Xi Shu was interested in Mr Augier’s European business experience and was keen to enter into partnership by selling Augier a stake in his bookstore business. He insisted, however, on establishing a holding company in the Cayman Islands in a move that was very popular with Chinese entrepreneurs at the time.

Was the senior Chinese official’s plan to avoid paying capital gains tax on the sale? Whatever his intentions, the French businessman and Mr Rougeaux bought about 30% of the capital of International Bookstores, and Mr Augier became its managing director, while the French engineer took care of setting up the company in the Cayman Islands.

Soon after, in 2006, it came to a clash with Xi Shu. Mr Augier says he felt cheated, having realized that the bookshops were in debt. He resigned but was unable to sell his shares. Mr Augier states that he has no idea what the company does now.

Asked about a second offshore firm set up in 2008-09 with tour operators of various nationalities to manage investments whose activities he refuses to disclose, all Mr Augier will say is that it was based in the Cayman Islands at the request of his business partners. The fund has reportedly now been moved to Hong Kong.

“You think I’m reckless?” he replied to Le Monde’s probing about the timing of this arrangement at the height of the global financial crisis just as the G20 was declaring war on tax havens. “Put it down to my adventurous nature.

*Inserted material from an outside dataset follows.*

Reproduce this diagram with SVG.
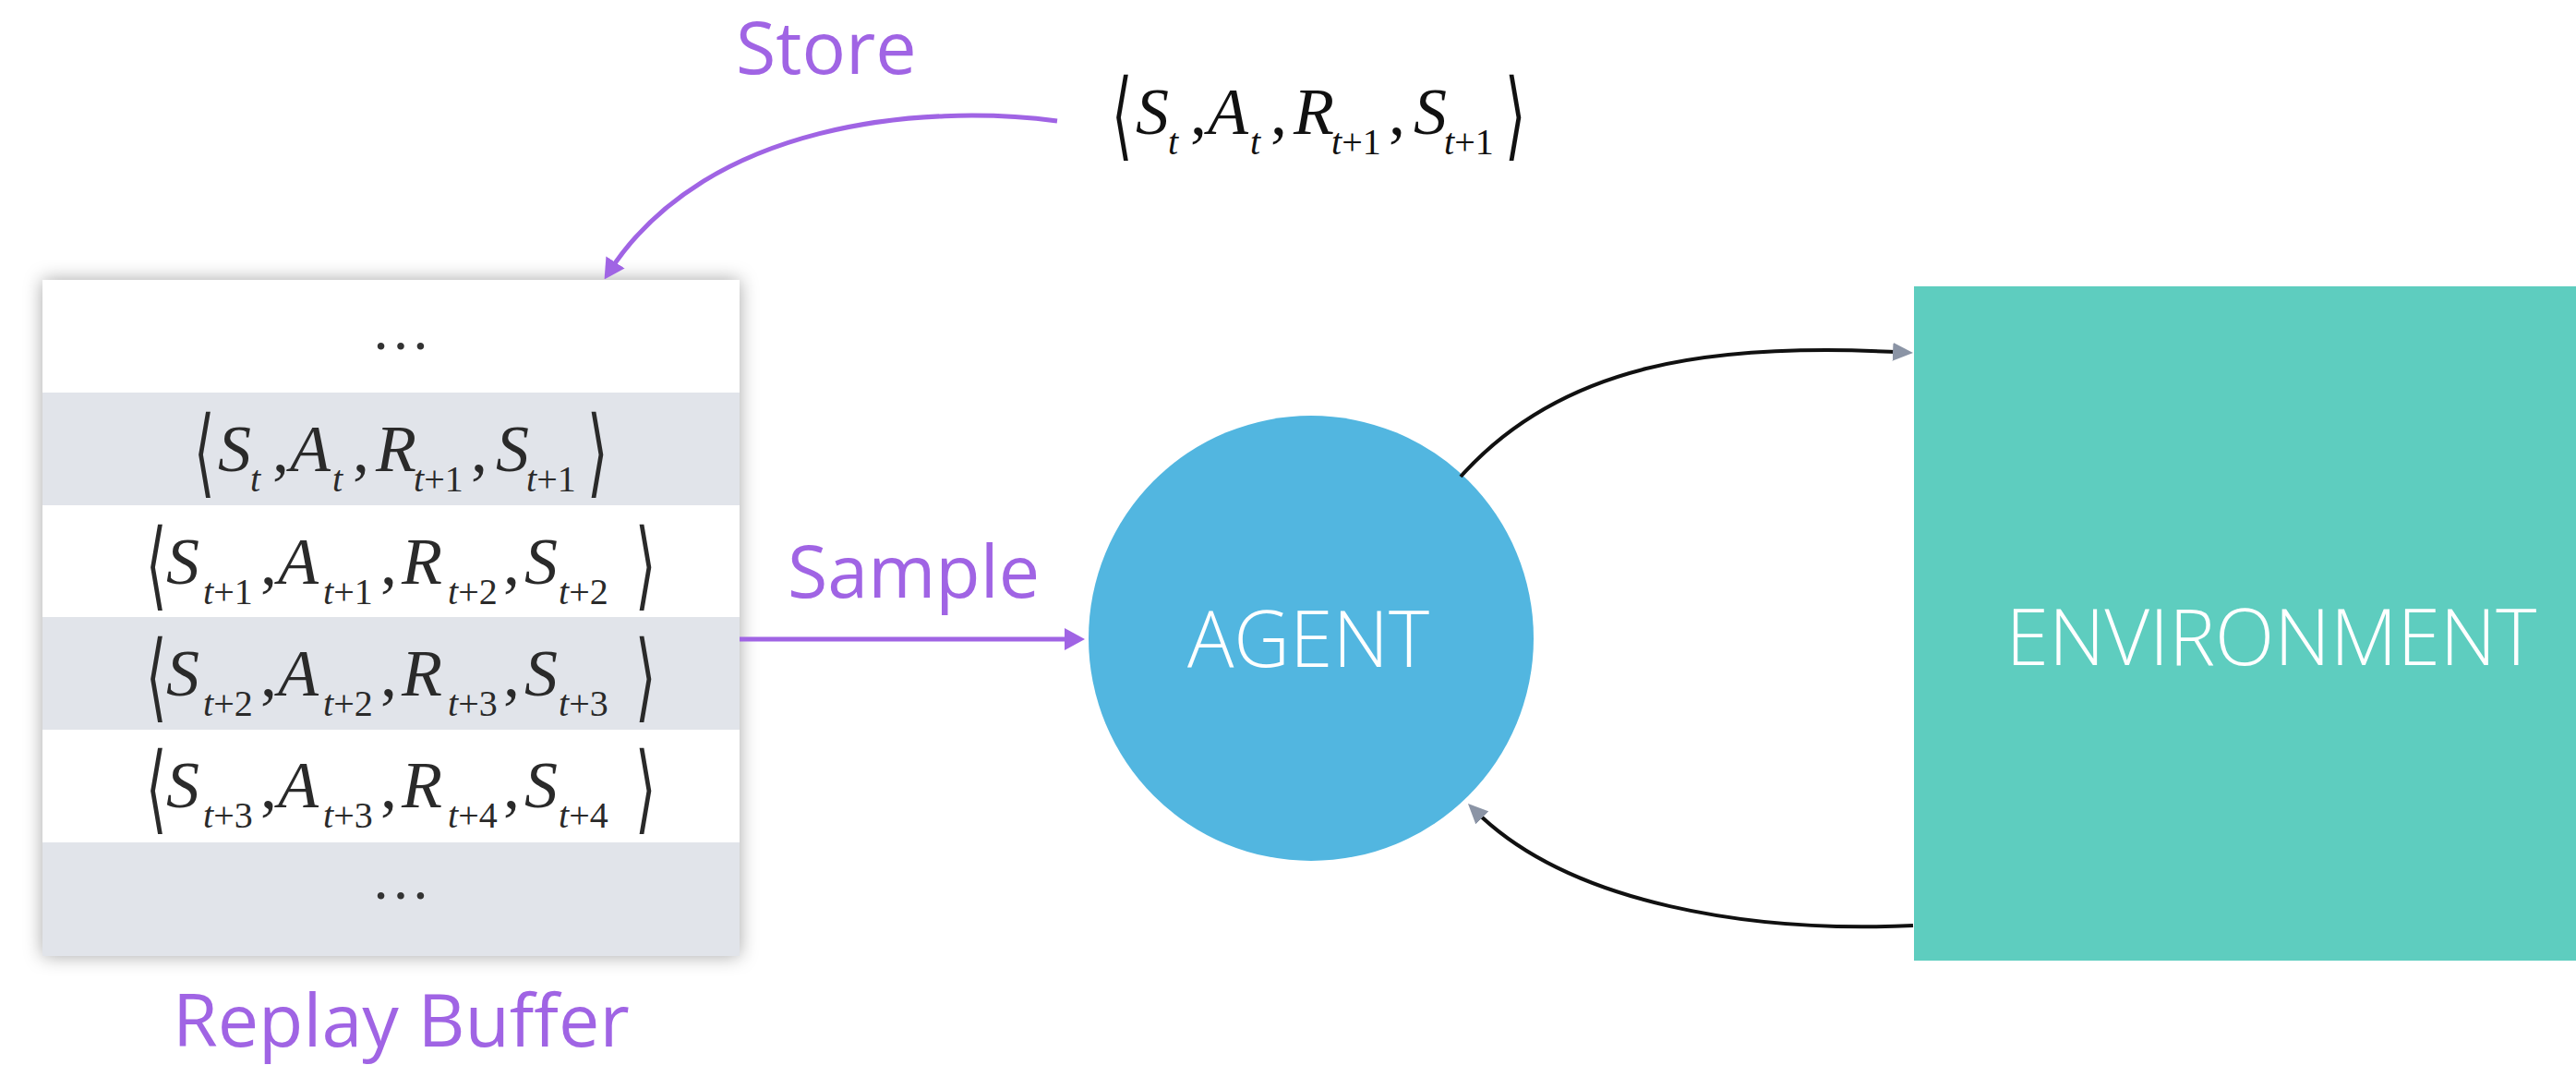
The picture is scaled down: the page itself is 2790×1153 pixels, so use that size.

Maybe I lacked prudence.”

Maybe, yes. There are two burning questions about the French publisher’s offshore investments. The first is obviously about the legality of these operations and whether Mr Augier – a Frenchman who set up Eurane, a company whose assets are quite separate from his personal fortune, to host his international business activities – knew that he was breaking French law.

The law is very clear. According to Article 209-B of the French General Tax Code, any French company owning, either directly or indirectly, a legal entity that has no real business activities but does harbor “liabilities” (dividends, loans, etc.) in a country with a preferential tax regime is subject to French tax in proportion to its offshore investments. This does not appear to apply to Mr Augier’s case. He further states that all his operations are legal and have been declared.

But how can this be verified for companies that publish no accounts? And hasn’t Mr Augier got himself into a sticky situation with a company he cannot pull out of?

The second question is naturally one of ethics. Even if these operations are legal, should a treasury auditor, a member of one of the “grands corps de l’État” and a representative of Republican values really be getting involved in arrangements of this kind and propping up the financial secrecy of offshore territories?

Speaking anonymously, a senior civil servant offered this observation: “We live in a world in which exchange controls have been abolished but where countries do not have equal taxation rights. There is a jungle of rules, and a lot of loopholes for business. Many people confuse the law with morals. Taxation is a matter of law. Tackling financial secrecy is something else entirely – a different dimension where everyone is a judge.”